— To do —
Quote the listing in full, exactly as given, minus any pictures.

— Data section —
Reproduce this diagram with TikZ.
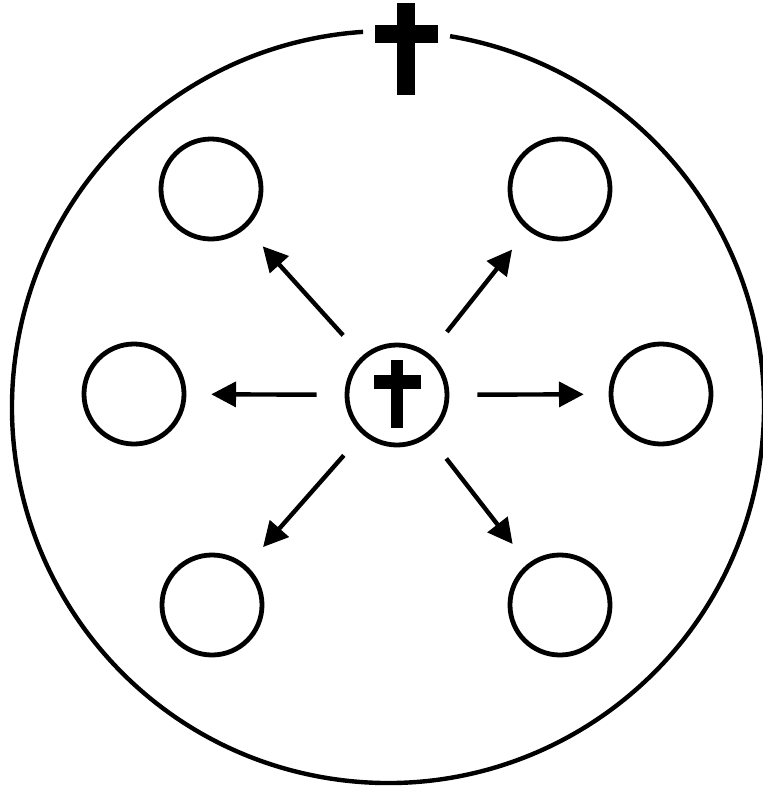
\documentclass[tikz,border=0pt]{standalone}
\usepackage{tikz}
\usetikzlibrary{arrows.meta}

\begin{document}
\begin{tikzpicture}[x=0.025cm,y=-0.025cm,
  ring/.style={circle,draw,line width=0.12cm,minimum size=2.5cm,inner sep=0pt},
  spread/.style={-{Triangle[length=0.62cm,width=0.62cm]},line width=0.11cm,shorten <=0.7cm,shorten >=0.62cm}]
\useasboundingbox (0,0) rectangle (763,791);
% outer circle, open at the top for the cross
\draw[line width=0.11cm] (388,407) ++(279.5:376) arc[start angle=279.5,end angle=626.2,radius=376];
\fill (397,3) rectangle (415,95);
\fill (375,25) rectangle (438,43);
% centre and the six circles
\node[ring] (hub) at (397,395) {};
\fill (391,360) rectangle (403,428);
\fill (374,375) rectangle (421,389);
\node[ring] (tl) at (211,189) {};
\node[ring] (tr) at (560,189) {};
\node[ring] (l) at (134,394) {};
\node[ring] (r) at (661,394) {};
\node[ring] (bl) at (212,605) {};
\node[ring] (br) at (560,605) {};
% arrows
\draw[spread] (hub) -- (tl);
\draw[spread] (hub) -- (tr);
\draw[spread] (hub) -- (l);
\draw[spread] (hub) -- (r);
\draw[spread] (hub) -- (bl);
\draw[spread] (hub) -- (br);
\end{tikzpicture}
\end{document}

— The output —
Reproduce this diagram with TikZ.
\documentclass[tikz,border=0pt]{standalone}
\usepackage{tikz}
\usetikzlibrary{arrows.meta}

\begin{document}
\begin{tikzpicture}[x=0.025cm,y=-0.025cm,
  ring/.style={circle,draw,line width=0.12cm,minimum size=2.5cm,inner sep=0pt},
  spread/.style={-{Triangle[length=0.62cm,width=0.62cm]},line width=0.11cm,shorten <=0.7cm,shorten >=0.62cm}]
\useasboundingbox (0,0) rectangle (763,791);
% outer circle, open at the top for the cross
\draw[line width=0.11cm] (388,407) ++(279.5:376) arc[start angle=279.5,end angle=626.2,radius=376];
\fill (397,3) rectangle (415,95);
\fill (375,25) rectangle (438,43);
% centre and the six circles
\node[ring] (hub) at (397,395) {};
\fill (391,360) rectangle (403,428);
\fill (374,375) rectangle (421,389);
\node[ring] (tl) at (211,189) {};
\node[ring] (tr) at (560,189) {};
\node[ring] (l) at (134,394) {};
\node[ring] (r) at (661,394) {};
\node[ring] (bl) at (212,605) {};
\node[ring] (br) at (560,605) {};
% arrows
\draw[spread] (hub) -- (tl);
\draw[spread] (hub) -- (tr);
\draw[spread] (hub) -- (l);
\draw[spread] (hub) -- (r);
\draw[spread] (hub) -- (bl);
\draw[spread] (hub) -- (br);
\end{tikzpicture}
\end{document}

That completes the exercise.